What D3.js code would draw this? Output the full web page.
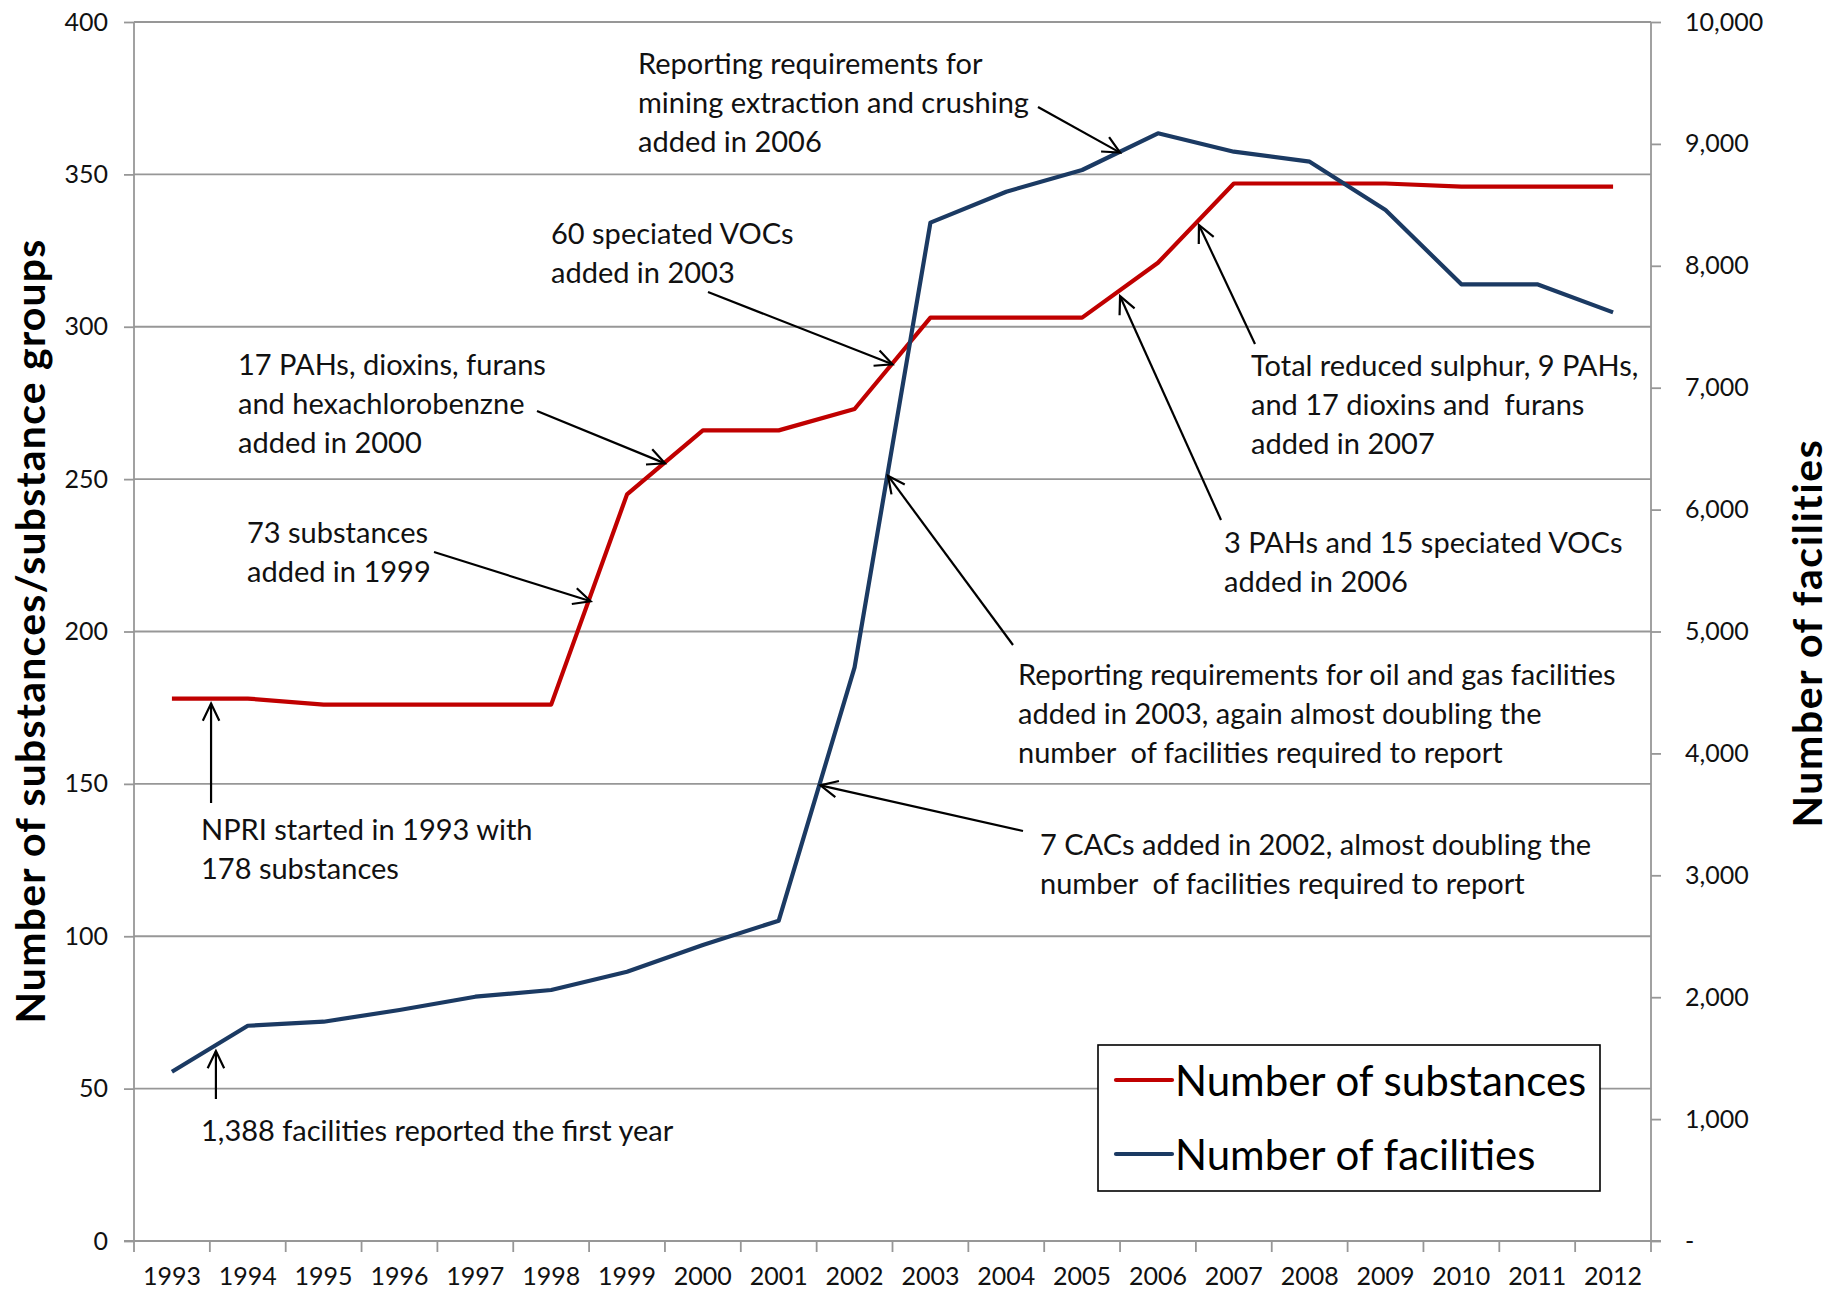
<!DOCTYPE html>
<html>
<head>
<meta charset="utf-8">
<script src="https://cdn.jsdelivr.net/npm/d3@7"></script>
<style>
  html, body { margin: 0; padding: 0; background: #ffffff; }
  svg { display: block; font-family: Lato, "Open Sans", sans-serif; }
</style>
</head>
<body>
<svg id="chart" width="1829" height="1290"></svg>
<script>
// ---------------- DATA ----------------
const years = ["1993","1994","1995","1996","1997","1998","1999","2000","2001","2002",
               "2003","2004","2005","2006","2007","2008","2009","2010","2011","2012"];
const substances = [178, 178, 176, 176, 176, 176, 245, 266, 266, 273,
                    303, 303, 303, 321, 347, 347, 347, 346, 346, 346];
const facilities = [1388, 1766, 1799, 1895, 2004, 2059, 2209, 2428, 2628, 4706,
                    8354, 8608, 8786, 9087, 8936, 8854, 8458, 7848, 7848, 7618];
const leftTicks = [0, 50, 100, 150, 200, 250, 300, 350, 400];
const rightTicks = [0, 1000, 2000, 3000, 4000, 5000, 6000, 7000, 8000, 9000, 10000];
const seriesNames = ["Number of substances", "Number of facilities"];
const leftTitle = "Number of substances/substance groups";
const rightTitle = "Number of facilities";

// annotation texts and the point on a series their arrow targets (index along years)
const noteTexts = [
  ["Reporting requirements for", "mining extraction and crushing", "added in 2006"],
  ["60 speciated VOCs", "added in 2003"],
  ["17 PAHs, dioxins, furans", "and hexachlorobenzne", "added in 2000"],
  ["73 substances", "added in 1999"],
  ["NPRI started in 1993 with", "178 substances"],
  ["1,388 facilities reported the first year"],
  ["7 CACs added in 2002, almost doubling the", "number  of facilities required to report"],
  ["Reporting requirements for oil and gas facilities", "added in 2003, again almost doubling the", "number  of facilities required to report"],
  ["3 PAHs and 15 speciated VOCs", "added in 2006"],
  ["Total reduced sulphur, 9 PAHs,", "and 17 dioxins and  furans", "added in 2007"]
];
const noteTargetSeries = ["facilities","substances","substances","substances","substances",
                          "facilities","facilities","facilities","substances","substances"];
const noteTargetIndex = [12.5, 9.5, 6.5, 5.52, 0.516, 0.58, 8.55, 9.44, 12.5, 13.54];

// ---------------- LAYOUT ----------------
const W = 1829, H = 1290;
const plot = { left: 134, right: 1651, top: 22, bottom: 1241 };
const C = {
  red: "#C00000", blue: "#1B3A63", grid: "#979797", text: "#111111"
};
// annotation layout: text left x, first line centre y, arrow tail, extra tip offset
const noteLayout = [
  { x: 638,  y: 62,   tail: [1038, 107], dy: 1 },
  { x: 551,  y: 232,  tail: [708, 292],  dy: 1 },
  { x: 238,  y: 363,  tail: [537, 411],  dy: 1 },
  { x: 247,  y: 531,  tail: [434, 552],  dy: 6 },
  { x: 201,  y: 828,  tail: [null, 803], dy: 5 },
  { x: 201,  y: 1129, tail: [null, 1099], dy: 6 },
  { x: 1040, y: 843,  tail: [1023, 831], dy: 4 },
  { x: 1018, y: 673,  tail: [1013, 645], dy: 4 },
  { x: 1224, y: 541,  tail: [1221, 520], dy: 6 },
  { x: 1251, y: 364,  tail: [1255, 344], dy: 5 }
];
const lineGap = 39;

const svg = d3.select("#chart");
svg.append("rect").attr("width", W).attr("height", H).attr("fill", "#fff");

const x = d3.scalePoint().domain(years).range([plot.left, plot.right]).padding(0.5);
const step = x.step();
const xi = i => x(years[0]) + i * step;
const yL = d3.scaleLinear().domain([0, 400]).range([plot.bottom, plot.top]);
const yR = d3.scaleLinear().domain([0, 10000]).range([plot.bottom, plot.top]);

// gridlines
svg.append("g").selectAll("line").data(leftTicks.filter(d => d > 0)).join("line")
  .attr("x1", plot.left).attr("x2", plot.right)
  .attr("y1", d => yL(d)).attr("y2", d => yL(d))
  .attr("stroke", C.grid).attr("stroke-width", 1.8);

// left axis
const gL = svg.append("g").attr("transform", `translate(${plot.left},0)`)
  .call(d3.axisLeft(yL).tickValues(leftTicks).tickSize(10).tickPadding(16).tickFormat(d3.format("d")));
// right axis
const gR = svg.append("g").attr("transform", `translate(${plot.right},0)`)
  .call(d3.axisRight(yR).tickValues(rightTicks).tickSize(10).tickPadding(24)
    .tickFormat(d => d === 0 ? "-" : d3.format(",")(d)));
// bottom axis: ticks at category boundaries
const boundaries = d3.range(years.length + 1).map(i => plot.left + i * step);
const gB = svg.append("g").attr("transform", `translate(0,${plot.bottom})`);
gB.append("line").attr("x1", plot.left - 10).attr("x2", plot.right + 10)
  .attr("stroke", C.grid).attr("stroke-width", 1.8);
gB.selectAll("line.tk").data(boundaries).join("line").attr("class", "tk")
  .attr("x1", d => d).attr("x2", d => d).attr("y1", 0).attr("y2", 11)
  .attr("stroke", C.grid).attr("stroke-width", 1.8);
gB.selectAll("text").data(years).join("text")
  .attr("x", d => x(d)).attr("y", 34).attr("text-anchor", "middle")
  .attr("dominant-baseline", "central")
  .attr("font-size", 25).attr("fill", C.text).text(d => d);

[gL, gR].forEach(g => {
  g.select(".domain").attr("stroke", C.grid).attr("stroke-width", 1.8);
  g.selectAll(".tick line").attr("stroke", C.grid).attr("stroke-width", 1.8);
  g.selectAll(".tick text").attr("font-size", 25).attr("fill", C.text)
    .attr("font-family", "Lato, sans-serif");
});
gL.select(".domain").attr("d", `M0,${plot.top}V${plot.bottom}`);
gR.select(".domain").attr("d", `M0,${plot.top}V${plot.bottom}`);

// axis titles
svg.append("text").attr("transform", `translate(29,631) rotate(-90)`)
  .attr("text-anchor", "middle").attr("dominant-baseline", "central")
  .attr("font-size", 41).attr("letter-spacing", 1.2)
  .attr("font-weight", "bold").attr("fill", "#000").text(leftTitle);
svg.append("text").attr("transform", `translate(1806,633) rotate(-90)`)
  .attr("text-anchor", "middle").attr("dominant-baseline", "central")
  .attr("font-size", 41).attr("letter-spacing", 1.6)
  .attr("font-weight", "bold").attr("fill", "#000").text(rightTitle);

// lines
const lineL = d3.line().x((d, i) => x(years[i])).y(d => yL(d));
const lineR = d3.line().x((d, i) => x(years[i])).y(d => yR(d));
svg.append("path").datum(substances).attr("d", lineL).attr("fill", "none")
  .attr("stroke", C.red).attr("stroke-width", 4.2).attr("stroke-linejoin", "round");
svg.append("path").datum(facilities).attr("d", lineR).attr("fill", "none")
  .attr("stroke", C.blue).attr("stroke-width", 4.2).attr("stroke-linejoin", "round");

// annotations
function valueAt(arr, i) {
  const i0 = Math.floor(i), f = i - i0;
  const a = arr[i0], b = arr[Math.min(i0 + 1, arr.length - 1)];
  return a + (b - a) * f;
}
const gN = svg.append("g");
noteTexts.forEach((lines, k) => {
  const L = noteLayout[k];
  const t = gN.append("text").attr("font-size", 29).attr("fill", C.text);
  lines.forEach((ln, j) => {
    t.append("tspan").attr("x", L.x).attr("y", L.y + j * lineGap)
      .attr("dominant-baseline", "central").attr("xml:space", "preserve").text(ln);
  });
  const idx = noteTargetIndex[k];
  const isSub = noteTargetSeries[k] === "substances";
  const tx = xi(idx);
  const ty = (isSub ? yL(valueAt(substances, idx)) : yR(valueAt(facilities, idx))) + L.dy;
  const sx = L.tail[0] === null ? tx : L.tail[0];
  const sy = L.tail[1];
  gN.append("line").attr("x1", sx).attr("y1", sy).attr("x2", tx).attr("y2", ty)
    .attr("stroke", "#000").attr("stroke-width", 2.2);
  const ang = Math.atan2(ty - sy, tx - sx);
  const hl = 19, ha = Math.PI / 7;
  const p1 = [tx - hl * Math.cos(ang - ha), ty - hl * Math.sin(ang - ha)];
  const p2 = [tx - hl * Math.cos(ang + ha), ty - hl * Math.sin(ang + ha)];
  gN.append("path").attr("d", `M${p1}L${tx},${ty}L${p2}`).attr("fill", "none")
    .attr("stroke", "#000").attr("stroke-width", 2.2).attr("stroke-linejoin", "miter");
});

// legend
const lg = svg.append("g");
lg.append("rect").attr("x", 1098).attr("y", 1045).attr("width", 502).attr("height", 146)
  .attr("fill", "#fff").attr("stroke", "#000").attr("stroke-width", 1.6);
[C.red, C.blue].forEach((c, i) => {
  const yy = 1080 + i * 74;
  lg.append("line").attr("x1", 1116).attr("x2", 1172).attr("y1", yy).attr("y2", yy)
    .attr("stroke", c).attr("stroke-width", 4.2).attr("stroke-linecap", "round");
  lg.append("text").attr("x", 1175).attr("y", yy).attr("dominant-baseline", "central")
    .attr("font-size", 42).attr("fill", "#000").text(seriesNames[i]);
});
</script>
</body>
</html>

— AIM OF THE TASK —
Begin at the first line of the material and copy each line exactly through the one containing "9.44, 12.5, 13.54];". Omit pictures.

— RESPONSE —
What D3.js code would draw this? Output the full web page.
<!DOCTYPE html>
<html>
<head>
<meta charset="utf-8">
<script src="https://cdn.jsdelivr.net/npm/d3@7"></script>
<style>
  html, body { margin: 0; padding: 0; background: #ffffff; }
  svg { display: block; font-family: Lato, "Open Sans", sans-serif; }
</style>
</head>
<body>
<svg id="chart" width="1829" height="1290"></svg>
<script>
// ---------------- DATA ----------------
const years = ["1993","1994","1995","1996","1997","1998","1999","2000","2001","2002",
               "2003","2004","2005","2006","2007","2008","2009","2010","2011","2012"];
const substances = [178, 178, 176, 176, 176, 176, 245, 266, 266, 273,
                    303, 303, 303, 321, 347, 347, 347, 346, 346, 346];
const facilities = [1388, 1766, 1799, 1895, 2004, 2059, 2209, 2428, 2628, 4706,
                    8354, 8608, 8786, 9087, 8936, 8854, 8458, 7848, 7848, 7618];
const leftTicks = [0, 50, 100, 150, 200, 250, 300, 350, 400];
const rightTicks = [0, 1000, 2000, 3000, 4000, 5000, 6000, 7000, 8000, 9000, 10000];
const seriesNames = ["Number of substances", "Number of facilities"];
const leftTitle = "Number of substances/substance groups";
const rightTitle = "Number of facilities";

// annotation texts and the point on a series their arrow targets (index along years)
const noteTexts = [
  ["Reporting requirements for", "mining extraction and crushing", "added in 2006"],
  ["60 speciated VOCs", "added in 2003"],
  ["17 PAHs, dioxins, furans", "and hexachlorobenzne", "added in 2000"],
  ["73 substances", "added in 1999"],
  ["NPRI started in 1993 with", "178 substances"],
  ["1,388 facilities reported the first year"],
  ["7 CACs added in 2002, almost doubling the", "number  of facilities required to report"],
  ["Reporting requirements for oil and gas facilities", "added in 2003, again almost doubling the", "number  of facilities required to report"],
  ["3 PAHs and 15 speciated VOCs", "added in 2006"],
  ["Total reduced sulphur, 9 PAHs,", "and 17 dioxins and  furans", "added in 2007"]
];
const noteTargetSeries = ["facilities","substances","substances","substances","substances",
                          "facilities","facilities","facilities","substances","substances"];
const noteTargetIndex = [12.5, 9.5, 6.5, 5.52, 0.516, 0.58, 8.55, 9.44, 12.5, 13.54];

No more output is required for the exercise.